The launch event is scheduled for March 26, 9 a.m. to 1:30 p.m., at Workforce Solutions Capital Area’s facility, 9001 N. I‑35, Suite 110E. Atkinson said the event is the first of quarterly outreach activities intended to connect job seekers, training providers and infrastructure employers.

The academy is intended to coordinate training and employer demand tied to multiple large projects in Austin and the region — including Project Connect, airport expansion, I‑35 work and major private-sector employers — and to build career pathways rather than single short-term placements. Atkinson said Austin needs roughly 10,000 skilled workers annually to meet projected infrastructure demand and that the academy aims to reduce barriers to participation through navigation, wraparound supports and apprenticeship options.

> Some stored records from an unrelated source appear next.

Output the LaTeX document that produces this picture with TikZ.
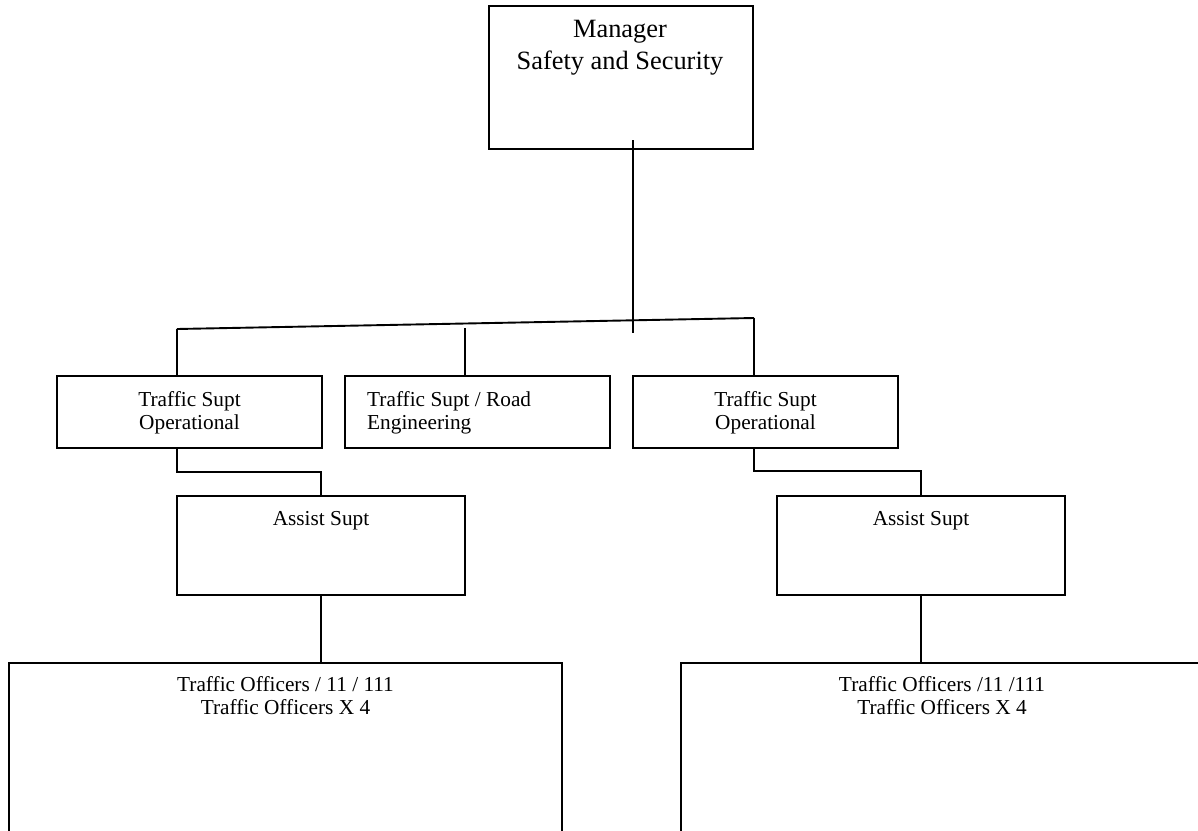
\documentclass[tikz,border=0pt]{standalone}
\usepackage{fontspec}
\setmainfont{Liberation Serif}
\begin{document}
\begin{tikzpicture}[x=1pt, y=-1pt,
  box/.style={draw, line width=1.9pt, anchor=north west, inner sep=0pt,
              outer sep=0pt, minimum width=#1},
  txt/.style={anchor=base, align=center, inner sep=0pt,
              font=\fontsize{21.3}{23}\selectfont},
  bigtxt/.style={anchor=base, align=center, inner sep=0pt,
              font=\fontsize{26.4}{32}\selectfont},
  link/.style={line width=1.9pt}]
\useasboundingbox (0,0) rectangle (1198,830);
\clip (0,0) rectangle (1198,830);

% top level (multi-line texts are placed by the baseline of their last line)
\node[box=264pt, minimum height=143pt] (mgr) at (489,6) {};
\node[bigtxt] (mgrT) at (620,69) {Manager\\Safety and Security};

% second level
\node[box=265pt, minimum height=72pt] (ops1) at (57,376) {};
\node[txt] (ops1T) at (189.5,429) {Traffic Supt\\Operational};
\node[box=265pt, minimum height=72pt] (road) at (345,376) {};
\node[txt, anchor=base west, align=left] (roadT) at (367,429) {Traffic Supt / Road\\Engineering};
\node[box=265pt, minimum height=72pt] (ops3) at (633,376) {};
\node[txt] (ops3T) at (765.5,429) {Traffic Supt\\Operational};

% third level
\node[box=288pt, minimum height=99pt] (asst1) at (177,496) {};
\node[txt] (asst1T) at (321,525) {Assist Supt};
\node[box=288pt, minimum height=99pt] (asst2) at (777,496) {};
\node[txt] (asst2T) at (921,525) {Assist Supt};

% fourth level
\node[box=553pt, minimum height=300pt] (offL) at (9,663) {};
\node[txt] (offLT) at (285.5,714) {Traffic Officers / 11 / 111\\Traffic Officers X 4};
\node[box=522pt, minimum height=300pt] (offR) at (681,663) {};
\node[txt] (offRT) at (942,714) {Traffic Officers /11 /111\\Traffic Officers X 4};

% connectors
\coordinate (stemTop) at (633,140);
\coordinate (stemBot) at (633,333);
\coordinate (busL) at (177,329);
\coordinate (busR) at (754,318);
\coordinate (midTop) at (465,328);
\draw[link] (stemTop) -- (stemBot);
\draw[link] (busL) -- (busR);
\draw[link] (busL) -- (busL |- ops1.north);
\draw[link] (midTop) -- (midTop |- road.north);
\draw[link] (busR) -- (busR |- ops3.north);
\draw[link] (ops1.south -| busL) -- ++(0,24) -| (asst1.north);
\draw[link] (ops3.south -| busR) -- ++(0,23) -| (asst2.north);
\draw[link] (asst1.south) -- (asst1.south |- offL.north);
\draw[link] (asst2.south) -- (asst2.south |- offR.north);
\end{tikzpicture}
\end{document}
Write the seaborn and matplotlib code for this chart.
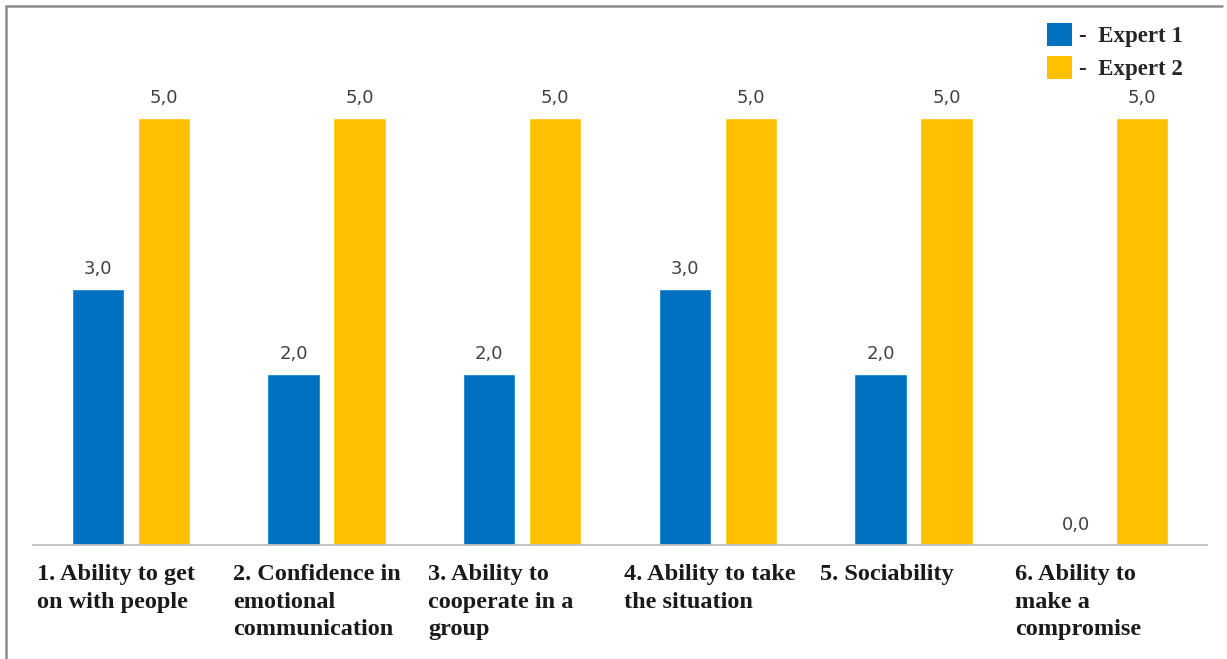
import pandas as pd
import matplotlib.pyplot as plt
from matplotlib.patches import Patch
from matplotlib.lines import Line2D
import seaborn as sns

sns.set_style("white")

# data
categories = ["1. Ability to get\non with people",
              "2. Confidence in\nemotional\ncommunication",
              "3. Ability to\ncooperate in a\ngroup",
              "4. Ability to take\nthe situation",
              "5. Sociability",
              "6. Ability to\nmake a\ncompromise"]
expert1 = [3.0, 2.0, 2.0, 3.0, 2.0, 0.0]
expert2 = [5.0, 5.0, 5.0, 5.0, 5.0, 5.0]
series_names = ["Expert 1", "Expert 2"]
colors = {"Expert 1": "#0070C0", "Expert 2": "#FFC000"}

df = pd.DataFrame({
    "category": categories * 2,
    "expert": [series_names[0]] * len(categories) + [series_names[1]] * len(categories),
    "score": expert1 + expert2,
})

W, H = 1227, 659
fig = plt.figure(figsize=(W / 100, H / 100), dpi=100)
ax = fig.add_axes([33 / W, 114 / H, 1174 / W, 512.4 / H])

sns.barplot(data=df, x="category", y="score", hue="expert", palette=colors,
            width=0.674, gap=0.21, legend=False, ax=ax, saturation=1)

ax.set_ylim(0, 6)
ax.set_xlim(-0.5, len(categories) - 0.5)

# value labels with comma decimals
for cont, vals in zip(ax.containers, [expert1, expert2]):
    ax.bar_label(cont, labels=[f"{v:.1f}".replace(".", ",") for v in vals],
                 padding=8, fontsize=13, color="#404040", family="DejaVu Sans")

# category labels, left aligned under each slot
ax.set_xticks([])
ax.set_yticks([])
ax.set_xlabel("")
ax.set_ylabel("")
for i, lab in enumerate(categories):
    ax.annotate(lab, xy=(i - 0.5, 0), xycoords=("data", "axes fraction"),
                xytext=(3, -14), textcoords="offset points", ha="left", va="top",
                fontsize=17.5, fontweight="bold", family="Liberation Serif",
                color="#1a1a1a", linespacing=1.4, annotation_clip=False)

for s in ["top", "left", "right"]:
    ax.spines[s].set_visible(False)
ax.spines["bottom"].set_color("#bfbfbf")
ax.spines["bottom"].set_linewidth(1.3)

# legend top right
handles = [Patch(facecolor=colors[n], edgecolor="none") for n in series_names]
ax.legend(handles, ["-  " + n for n in series_names], loc="upper left",
          bbox_to_anchor=(1047 / W, 1 - 23 / H), bbox_transform=fig.transFigure,
          frameon=False, prop={"family": "Liberation Serif", "weight": "bold", "size": 16.5},
          handlelength=1.1, handleheight=1.15, handletextpad=0.3, labelspacing=0.4,
          borderpad=0, borderaxespad=0)

# grey frame on the top and left edges of the picture
fig.add_artist(Line2D([6 / W, 1222 / W], [1 - 6 / H, 1 - 6 / H], color="#8c8c8c", lw=1.8))
fig.add_artist(Line2D([6 / W, 6 / W], [0, 1 - 6 / H], color="#8c8c8c", lw=1.8))

fig.savefig("out.png", dpi=100)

Atkinson described the academy as both a physical site and a distributed service: Austin Community College will host the academy temporarily at its Riverside campus while the city and partners work toward a permanent, southeast Austin facility adjacent to the airport. “People have asked me, is the infrastructure academy a physical location or is it a concept? ... Yes. It is both,” Atkinson said.

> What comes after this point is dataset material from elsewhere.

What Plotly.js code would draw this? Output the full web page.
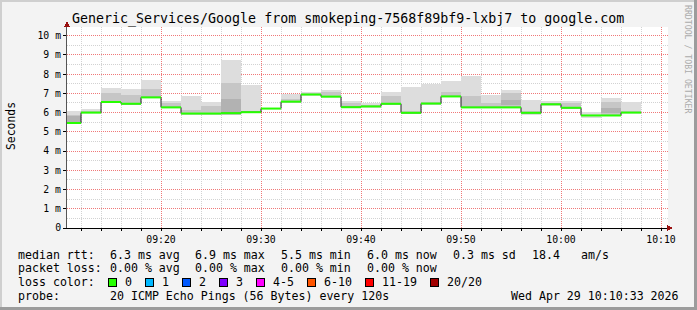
<!DOCTYPE html>
<html>
<head>
<meta charset="utf-8">
<script src="https://cdn.plot.ly/plotly-3.0.1.min.js"></script>
<style>html,body{margin:0;padding:0;background:#f3f3f3;}#chart{width:697px;height:310px;}
g.shapelayer path{shape-rendering:crispEdges;}</style>
</head>
<body>
<div id="chart"></div>
<script>
// ---- data ----
var stepEnd = ['09:12','09:14','09:16','09:18','09:20','09:22','09:24','09:26','09:28','09:30',
               '09:32','09:34','09:36','09:38','09:40','09:42','09:44','09:46','09:48','09:50',
               '09:52','09:54','09:56','09:58','10:00','10:02','10:04','10:06','10:08'];
var medianRtt = [5.46,6.00,6.55,6.46,6.79,6.27,5.95,5.95,5.97,6.02,
                 6.21,6.57,6.94,6.83,6.28,6.32,6.46,5.99,6.47,6.84,
                 6.27,6.27,6.27,5.99,6.43,6.25,5.85,5.85,6.00];
var pingMin = [5.40,5.98,6.50,6.37,6.75,6.24,5.85,5.85,5.85,5.97,
               6.18,6.52,6.88,6.80,6.24,6.22,6.37,5.95,6.42,6.80,
               6.22,6.22,6.22,5.90,6.33,6.20,5.74,5.80,5.97];
var pingMax = [6.10,6.20,7.30,7.24,7.70,6.61,6.84,6.53,8.75,7.41,
               6.25,6.96,7.07,7.15,6.61,6.49,7.05,7.31,7.50,7.66,
               7.88,6.89,7.15,6.67,6.61,6.61,6.03,6.77,6.53];
var pingLo = [5.45,6.00,6.58,6.45,6.80,6.28,5.92,5.92,5.90,5.98,
              6.20,6.55,6.92,6.84,6.28,6.30,6.50,5.98,6.45,6.84,
              6.30,6.27,6.30,5.98,6.42,6.25,5.82,5.90,5.98];
var pingHi = [5.90,6.10,7.00,6.93,7.24,6.50,6.15,6.32,7.53,6.10,
              6.22,6.70,7.02,7.05,6.50,6.38,6.84,6.10,6.55,7.05,
              6.84,6.50,7.00,6.10,6.50,6.50,5.90,6.53,6.10];
var pingLo2 = [5.50,null,null,null,null,null,null,null,6.04,null,
               null,null,null,null,null,null,null,null,null,null,
               null,null,6.40,null,null,null,null,5.97,null];
var pingHi2 = [5.80,null,null,null,null,null,null,null,6.72,null,
               null,null,null,null,null,null,null,null,null,null,
               null,null,6.67,null,null,null,null,6.24,null];
var yTickVals = [0,1,2,3,4,5,6,7,8,9,10];
var yTickText = ['0','1 m','2 m','3 m','4 m','5 m','6 m','7 m','8 m','9 m','10 m'];
var lossLabels = ['0','1','2','3','4-5','6-10','11-19','20/20'];
var lossColors = ['#26ff00','#00b8ff','#0059ff','#7e00ff','#ff00ff','#ff5500','#ff0000','#a10000'];

// ---- helpers ----
var STEP = 120000;
function toMs(hm, s) { var p = hm.split(':'); return Date.UTC(2026, 3, 29, +p[0], +p[1], s || 0); }
var ends = stepEnd.map(function (t) { return toMs(t); });
var starts = ends.map(function (e) { return e - STEP; });
var mids = ends.map(function (e) { return e - STEP / 2; });

var L = 67, R = 668, T = 27, B = 228, W = 697, H = 310;
function px(x) { return (x - L) / (R - L); }
function py(y) { return (B - y) / (B - T); }

function band(lo, hi, color) {
  return {
    type: 'bar', x: mids, base: lo,
    y: lo.map(function (v, i) { return (v == null || hi[i] == null) ? null : hi[i] - v; }),
    width: STEP, marker: { color: color, line: { width: 0 } },
    hoverinfo: 'skip', showlegend: false
  };
}

var traces = [];
traces.push(band(pingMin, pingMax, '#dddddd'));
traces.push(band(pingLo, pingHi, '#c6c6c6'));
traces.push(band(pingLo2, pingHi2, '#b2b2b2'));

// connecting step line (black verticals)
traces.push({
  type: 'scatter', mode: 'lines',
  x: starts.concat([ends[ends.length - 1]]),
  y: medianRtt.concat([medianRtt[medianRtt.length - 1]]),
  line: { shape: 'hv', color: '#202020', width: 1 }, hoverinfo: 'skip', showlegend: false
});
// green median segments
var gx = [], gy = [];
for (var i = 0; i < medianRtt.length; i++) {
  gx.push(starts[i], ends[i], null); gy.push(medianRtt[i], medianRtt[i], null);
}
traces.push({
  type: 'scatter', mode: 'lines', x: gx, y: gy,
  line: { color: lossColors[0], width: 2 }, hoverinfo: 'skip', showlegend: false
});

var mono = 'DejaVu Sans Mono, monospace';
var ann = [];
function txt(x, y, s, opt) {
  opt = opt || {};
  ann.push({
    xref: 'paper', yref: 'paper', x: px(x), y: py(y), text: s, showarrow: false,
    xanchor: opt.xanchor || 'left', yanchor: 'middle', textangle: opt.angle || 0,
    font: { family: mono, size: opt.size || 11.6, color: opt.color || '#000' }
  });
}
txt(348, 19, 'Generic_Services/Google from smokeping-7568f89bf9-lxbj7 to google.com', { xanchor: 'center', size: 13.3 });
txt(11, 126, 'Seconds', { xanchor: 'center', angle: -90, size: 11.4 });
txt(688, 59, 'RRDTOOL / TOBI OETIKER', { xanchor: 'center', angle: 90, size: 8.2, color: '#ababab' });

// legend rows
var r1 = 254.7, r2 = 268, r3 = 282.3, r4 = 296;
txt(16, r1, 'median rtt:');
txt(107.6, r1, '6.3 ms avg'); txt(193, r1, '6.9 ms max'); txt(279, r1, '5.5 ms min');
txt(365, r1, '6.0 ms now'); txt(451, r1, '0.3 ms sd'); txt(530, r1, '18.4'); txt(579, r1, 'am/s');
txt(16, r2, 'packet loss:');
txt(107.6, r2, '0.00 % avg'); txt(193, r2, '0.00 % max'); txt(279, r2, '0.00 % min'); txt(365, r2, '0.00 % now');
txt(16, r3, 'loss color:');
var boxX = [108.4, 145.3, 182.7, 219.6, 256.9, 307.6, 365.3, 430];
var shapes = [];

// grid: gray dotted minor lines, red dotted major lines (drawn below the data)
var gridGray = { color: '#d2d2d2', width: 1, dash: '1px,1px' };
var gridRed = { color: '#f07878', width: 1, dash: '1px,1px' };
for (var t = toMs('09:12'); t <= toMs('10:10'); t += STEP) {
  var major = (t - toMs('09:00')) % 600000 === 0;
  shapes.push({ type: 'line', layer: 'below', xref: 'x', yref: 'paper', x0: t, x1: t, y0: 0, y1: 1,
    line: major ? gridRed : gridGray });
}
for (var h = 1; h <= 20; h++) {
  var yv = h / 2;
  shapes.push({ type: 'line', layer: 'below', xref: 'paper', yref: 'y', x0: 0, x1: 1, y0: yv, y1: yv,
    line: (h % 2 === 0) ? gridRed : gridGray });
}

for (var k = 0; k < lossLabels.length; k++) {
  shapes.push({ type: 'rect', xref: 'paper', yref: 'paper', x0: px(boxX[k]), x1: px(boxX[k] + 8),
    y0: py(278.3), y1: py(286.5), fillcolor: lossColors[k], line: { color: '#000', width: 1 } });
  txt(boxX[k] + 14.5, r3, lossLabels[k]);
}
txt(16, r4, 'probe:');
txt(107.6, r4, '20 ICMP Echo Pings (56 Bytes) every 120s');
txt(680.5, r4, 'Wed Apr 29 10:10:33 2026', { xanchor: 'right' });

// axis arrows
shapes.push({ type: 'path', xref: 'paper', yref: 'paper',
  path: 'M ' + px(64) + ' ' + py(27) + ' L ' + px(67) + ' ' + py(21.5) + ' L ' + px(70) + ' ' + py(27) + ' Z',
  fillcolor: '#9a1010', line: { width: 0 } });
shapes.push({ type: 'path', xref: 'paper', yref: 'paper',
  path: 'M ' + px(667) + ' ' + py(225) + ' L ' + px(673) + ' ' + py(228) + ' L ' + px(667) + ' ' + py(231) + ' Z',
  fillcolor: '#9a1010', line: { width: 0 } });
// frame of the image
shapes.push({ type: 'line', xref: 'paper', yref: 'paper', x0: px(0), x1: px(W), y0: py(1), y1: py(1), line: { color: '#cfcfcf', width: 2 } });
shapes.push({ type: 'line', xref: 'paper', yref: 'paper', x0: px(1), x1: px(1), y0: py(0), y1: py(H), line: { color: '#cfcfcf', width: 2 } });
shapes.push({ type: 'line', xref: 'paper', yref: 'paper', x0: px(0), x1: px(W), y0: py(308.5), y1: py(308.5), line: { color: '#9c9c9c', width: 3 } });
shapes.push({ type: 'line', xref: 'paper', yref: 'paper', x0: px(695.5), x1: px(695.5), y0: py(0), y1: py(H), line: { color: '#9c9c9c', width: 3 } });

var layout = {
  width: W, height: H,
  margin: { l: L, r: W - R, t: T, b: H - B, pad: 0 },
  paper_bgcolor: '#f3f3f3', plot_bgcolor: '#ffffff',
  barmode: 'overlay', bargap: 0, showlegend: false,
  xaxis: {
    type: 'date', range: [toMs('09:10', 36), toMs('10:10', 42)],
    tickformat: '%H:%M', dtick: 600000, tick0: toMs('09:00'),
    showgrid: false,
    minor: { dtick: STEP, tick0: toMs('09:00'), showgrid: false, ticks: 'outside', ticklen: 2, tickcolor: '#000', tickwidth: 1 },
    ticks: 'outside', ticklen: 2, tickcolor: '#000',
    showline: true, linecolor: '#000', linewidth: 1, zeroline: false,
    tickfont: { family: mono, size: 9.8, color: '#000' }, fixedrange: true
  },
  yaxis: {
    range: [0, 10.45], tickvals: yTickVals, ticktext: yTickText,
    showgrid: false,
    ticks: 'outside', ticklen: 3, tickcolor: '#000',
    showline: true, linecolor: '#555', linewidth: 1, zeroline: false,
    tickfont: { family: mono, size: 9.8, color: '#000' }, fixedrange: true
  },
  annotations: ann, shapes: shapes
};

Plotly.newPlot('chart', traces, layout, { staticPlot: true, displayModeBar: false });
</script>
</body>
</html>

Program design features Atkinson outlined include career navigators who assess jobseekers before enrollment, a training marketplace to align program start dates and outcomes, apprenticeship and “earn-and-learn” pathways, and a technology-enabled marketplace to be rolled out later in 2025. She said navigation staff will include a K–12 navigator focused on earlier engagement with schools and that the program will emphasize recruitment of underrepresented groups, including women, who currently represent a smaller share of the skilled trades workforce.

On child care, Atkinson said trainees participating in the Infrastructure Academy will receive six months of guaranteed child care scholarships “for as long as funds last.” Workforce Solutions will cover 100% of parent share of cost during the six months and then seek to transition eligible families to federal Child Care and Development Fund (CCDF) subsidies for an additional 12 months. Priority for the scholarships will be individuals enrolled in academy training who reside in Travis County/City of Austin, families at or below 85% of state median income, and families in the Eastern Crescent ZIP codes. Atkinson said the program initially expects to serve about 100 children at an average cost of roughly $1,000 per month.

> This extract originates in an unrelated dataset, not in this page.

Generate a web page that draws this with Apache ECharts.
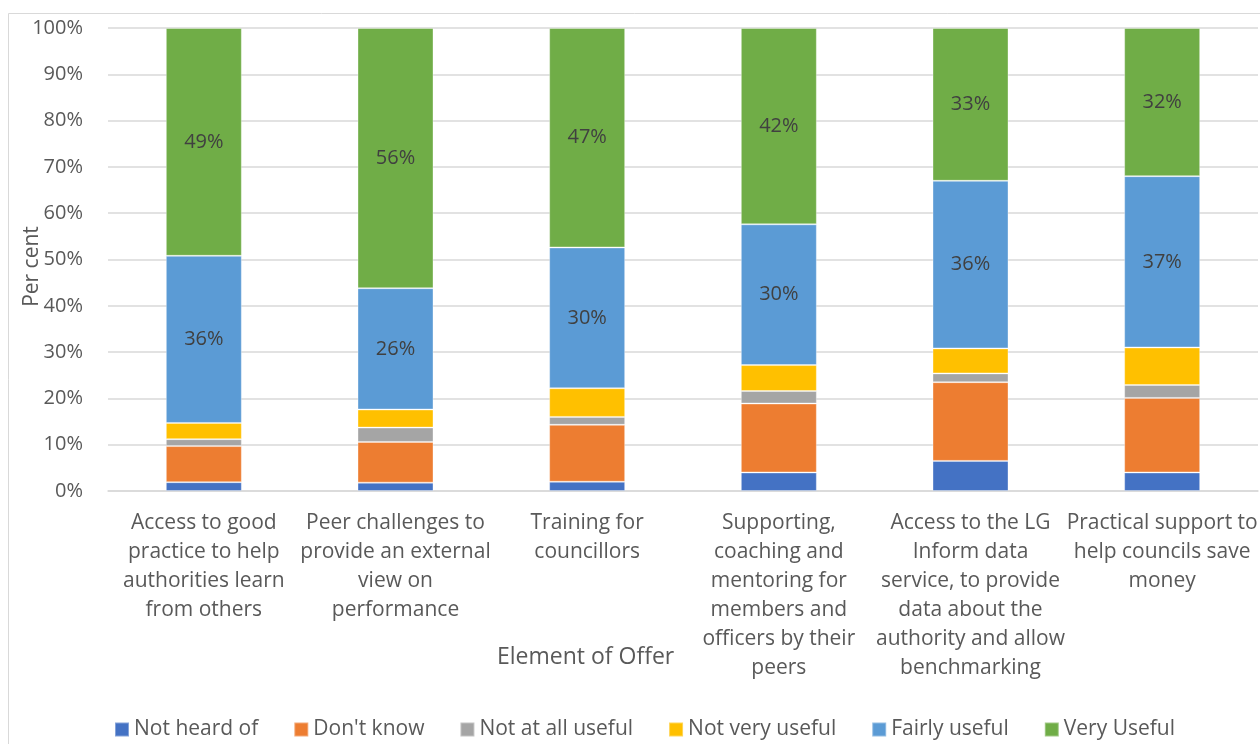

Committee members pressed for details about barriers other than child care, including justice‑involvement costs and one‑time crisis expenses. Councilmember Harper Madison asked whether justice‑related fees or delinquencies could be covered. Atkinson said Workforce Solutions already maintains a crisis assistance policy that can make one‑time payments for urgent needs such as a car repair or an imminent eviction and that she would check whether justice‑related expenses could be included or whether policy changes would be needed: “I will check our policy, and see what does our policy say and how might our policy be amended to take that into consideration.”

Atkinson said the academy will hire career navigators and a senior director position is open; she said the program conservatively expects to place a minimum of 100 individuals into training in the first year and to serve several hundred people through navigation (she cited an expectation of 500–600 people receiving navigator services). She also said Workforce Solutions will seek private‑sector partners to help sustain and expand the work.

If it proceeds as planned, the Infrastructure Academy will combine physical services, navigation staff and an eventual digital marketplace to link jobseekers, training and employers for long-term career pathways tied to Austin’s infrastructure pipeline.

The presentation was a briefing; the committee did not take formal action on the academy at this meeting.